# [Task brief]
From the first line of the data below through the line holding "(4.8pt,384pt) -- (656.4pt,384pt);", output each line exactly and leave the pictures out.
>> begin
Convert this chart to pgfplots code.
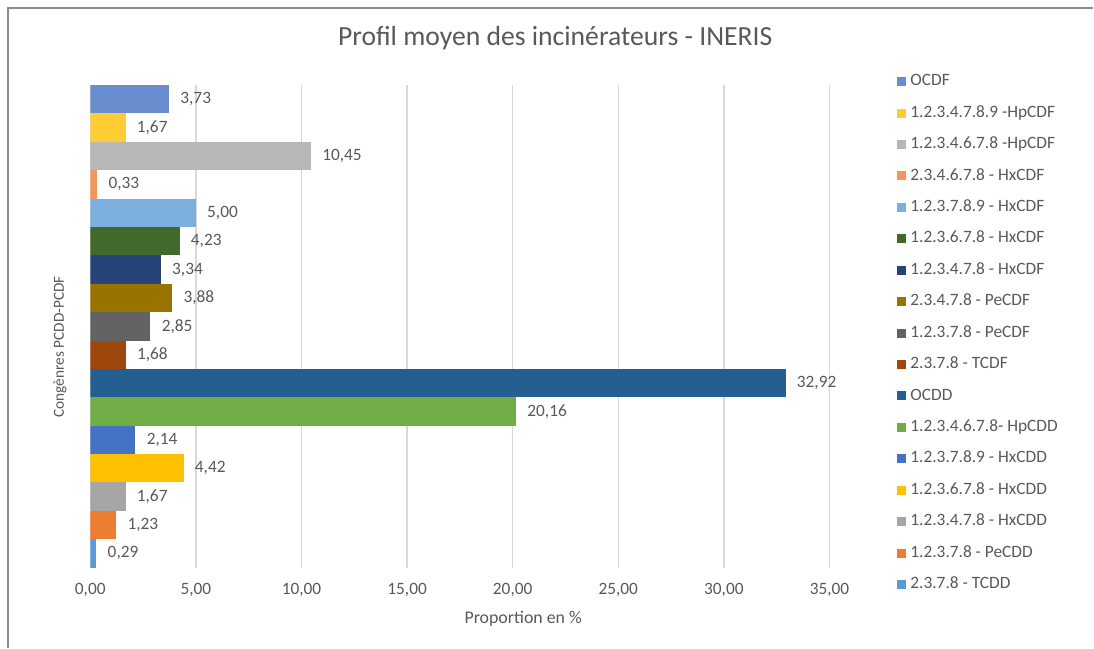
\documentclass[border=0pt]{standalone}
\usepackage{fontspec}
\setmainfont{Carlito}
\usepackage{pgfplots}
\pgfplotsset{compat=1.18}

\definecolor{txt}{HTML}{595959}
\definecolor{grd}{HTML}{D9D9D9}
\definecolor{frm}{HTML}{8C8C8C}
\definecolor{c01}{HTML}{5B9BD5}
\definecolor{c02}{HTML}{ED7D31}
\definecolor{c03}{HTML}{A5A5A5}
\definecolor{c04}{HTML}{FFC000}
\definecolor{c05}{HTML}{4472C4}
\definecolor{c06}{HTML}{70AD47}
\definecolor{c07}{HTML}{255E91}
\definecolor{c08}{HTML}{9E480E}
\definecolor{c09}{HTML}{636363}
\definecolor{c10}{HTML}{997300}
\definecolor{c11}{HTML}{264478}
\definecolor{c12}{HTML}{43682B}
\definecolor{c13}{HTML}{7CAFDD}
\definecolor{c14}{HTML}{F1975A}
\definecolor{c15}{HTML}{B7B7B7}
\definecolor{c16}{HTML}{FFCD33}
\definecolor{c17}{HTML}{698ED0}

% 1 px of the reference = 0.6pt

\begin{document}
\begin{tikzpicture}
% page size and frame
\path (0,0) rectangle (656.4pt,388.8pt);
\draw[frm, line width=0.8pt] (4.8pt,0) -- (4.8pt,384pt) -- (656.4pt,384pt);

\begin{axis}[
    at={(54.2pt,48pt)}, anchor=south west,
    scale only axis,
    width=443.8pt, height=289.8pt,
    xmin=0, xmax=35,
    ymin=0.5, ymax=17.5,
    xtick={0,5,...,35},
    ytick=\empty,
    axis line style={draw=none},
    major tick length=0pt,
    xmajorgrids,
    grid style={grd, line width=0.8pt},
    /pgf/number format/assume math mode=true,
    xticklabel style={font=\fontsize{10.4}{12}\selectfont, text=txt, yshift=-6pt,
        /pgf/number format/.cd, fixed, fixed zerofill, precision=2, use comma},
    every axis plot/.append style={xbar, bar width=1, bar shift=0pt, draw=none,
        point meta=x,
        nodes near coords={\pgfmathprintnumber[fixed, fixed zerofill, precision=2, use comma]{\pgfplotspointmeta}},
        every node near coord/.append style={font=\fontsize{10.4}{12}\selectfont, text=txt,
            anchor=west, inner sep=0pt, xshift=6.6pt}},
    reverse legend,
    legend cell align=left,
    legend image code/.code={\fill[#1] (0pt,-2.7pt) rectangle (5.4pt,2.7pt);},
    legend style={at={(1.0847,1.030)}, anchor=north west, draw=none, fill=none,
        font=\fontsize{10.4}{12}\selectfont, text=txt, row sep=9.87pt,
        nodes={inner xsep=2.4pt, inner ysep=0pt, text height=7pt, text depth=2pt}},
]
\addplot[fill=c01] coordinates {(0.29,1)};
\addlegendentry{2.3.7.8 - TCDD}
\addplot[fill=c02] coordinates {(1.23,2)};
\addlegendentry{1.2.3.7.8 - PeCDD}
\addplot[fill=c03] coordinates {(1.67,3)};
\addlegendentry{1.2.3.4.7.8 - HxCDD}
\addplot[fill=c04] coordinates {(4.42,4)};
\addlegendentry{1.2.3.6.7.8 - HxCDD}
\addplot[fill=c05] coordinates {(2.14,5)};
\addlegendentry{1.2.3.7.8.9 - HxCDD}
\addplot[fill=c06] coordinates {(20.16,6)};
\addlegendentry{1.2.3.4.6.7.8- HpCDD}
\addplot[fill=c07] coordinates {(32.92,7)};
\addlegendentry{OCDD}
\addplot[fill=c08] coordinates {(1.68,8)};
\addlegendentry{2.3.7.8 - TCDF}
\addplot[fill=c09] coordinates {(2.85,9)};
\addlegendentry{1.2.3.7.8 - PeCDF}
\addplot[fill=c10] coordinates {(3.88,10)};
\addlegendentry{2.3.4.7.8 - PeCDF}
\addplot[fill=c11] coordinates {(3.34,11)};
\addlegendentry{1.2.3.4.7.8 - HxCDF}
\addplot[fill=c12] coordinates {(4.23,12)};
\addlegendentry{1.2.3.6.7.8 - HxCDF}
\addplot[fill=c13] coordinates {(5.00,13)};
\addlegendentry{1.2.3.7.8.9 - HxCDF}
\addplot[fill=c14] coordinates {(0.33,14)};
\addlegendentry{2.3.4.6.7.8 - HxCDF}
\addplot[fill=c15] coordinates {(10.45,15)};
\addlegendentry{1.2.3.4.6.7.8 -HpCDF}
\addplot[fill=c16] coordinates {(1.67,16)};
\addlegendentry{1.2.3.4.7.8.9 -HpCDF}
\addplot[fill=c17] coordinates {(3.73,17)};
\addlegendentry{OCDF}
\end{axis}

% title and axis titles
\node[text=txt, font=\fontsize{16.6}{19}\selectfont] at (333.3pt,366pt) {Profil moyen des incinérateurs - INERIS};
\node[text=txt, font=\fontsize{10.7}{12}\selectfont] at (314.1pt,17.4pt) {Proportion en \%};
\node[text=txt, font=\fontsize{9.2}{11}\selectfont, rotate=90] at (36pt,180.6pt) {Congènres PCDD-PCDF};
\end{tikzpicture}
\end{document}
>> end
# [The output]
Convert this chart to pgfplots code.
\documentclass[border=0pt]{standalone}
\usepackage{fontspec}
\setmainfont{Carlito}
\usepackage{pgfplots}
\pgfplotsset{compat=1.18}

\definecolor{txt}{HTML}{595959}
\definecolor{grd}{HTML}{D9D9D9}
\definecolor{frm}{HTML}{8C8C8C}
\definecolor{c01}{HTML}{5B9BD5}
\definecolor{c02}{HTML}{ED7D31}
\definecolor{c03}{HTML}{A5A5A5}
\definecolor{c04}{HTML}{FFC000}
\definecolor{c05}{HTML}{4472C4}
\definecolor{c06}{HTML}{70AD47}
\definecolor{c07}{HTML}{255E91}
\definecolor{c08}{HTML}{9E480E}
\definecolor{c09}{HTML}{636363}
\definecolor{c10}{HTML}{997300}
\definecolor{c11}{HTML}{264478}
\definecolor{c12}{HTML}{43682B}
\definecolor{c13}{HTML}{7CAFDD}
\definecolor{c14}{HTML}{F1975A}
\definecolor{c15}{HTML}{B7B7B7}
\definecolor{c16}{HTML}{FFCD33}
\definecolor{c17}{HTML}{698ED0}

% 1 px of the reference = 0.6pt

\begin{document}
\begin{tikzpicture}
% page size and frame
\path (0,0) rectangle (656.4pt,388.8pt);
\draw[frm, line width=0.8pt] (4.8pt,0) -- (4.8pt,384pt) -- (656.4pt,384pt);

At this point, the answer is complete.